Welcome to the resource topic for 2015/118
Title:
Constructing and Understanding Chosen Ciphertext Security via Puncturable Key Encapsulation Mechanisms
Authors: Takahiro Matsuda, Goichiro Hanaoka
Abstract:In this paper, we introduce and study a new cryptographic primitive that we call “puncturable key encapsulation mechanism” (PKEM), which is a special class of KEMs that satisfy some functional and security requirements that, combined together, imply chosen ciphertext security (CCA security). The purpose of introducing this primitive is to capture certain common patterns in the security proofs of the several existing CCA secure public key encryption (PKE) schemes and KEMs based on general cryptographic primitives which (explicitly or implicitly) use the ideas and techniques of the Dolev-Dwork-Naor (DDN) construction (STOC’91), and “break down” the proofs into smaller steps, so that each small step is easier to work with/verify/understand than directly tackling CCA security.
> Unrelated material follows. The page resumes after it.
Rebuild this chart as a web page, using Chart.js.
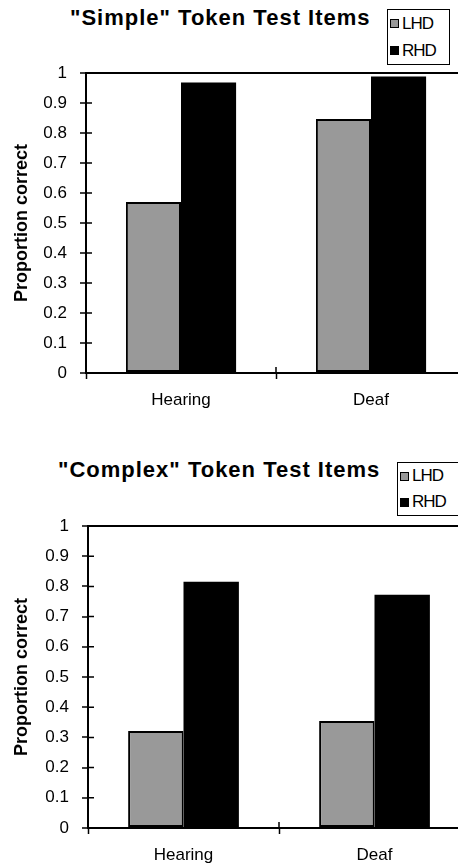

To see the usefulness of PKEM, we show (1) how several existing constructions of CCA secure PKE/KEM constructed based on general cryptographic primitives can be captured as a PKEM, which enables us to understand these constructions via a unified framework, (2) its connection to detectable CCA security (Hohenberger et al. EUROCRYPT’12), and (3) a new security proof for a KEM-analogue of the DDN construction from a set of assumptions: “sender non-committing encryption” (SNCE) and non-interactive witness indistinguishable proofs. Then, as our main technical result, we show how to construct a PKEM satisfying our requirements (and thus a CCA secure KEM) from a new set of general cryptographic primitives: “SNCE” and “symmetric key encryption secure for key-dependent messages” (KDM secure SKE). Our construction realizes the “decrypt-then-re-encrypt”-style validity check of a ciphertext which is powerful but in general has a problem of the circularity between a plaintext and a randomness.We show how SNCE and KDM secure SKE can be used together to overcome the circularity. We believe that the connection among three seemingly unrelated notions of encryption primitives, i.e. CCA security, the sender non-committing property, and KDM security, to be of theoretical interest.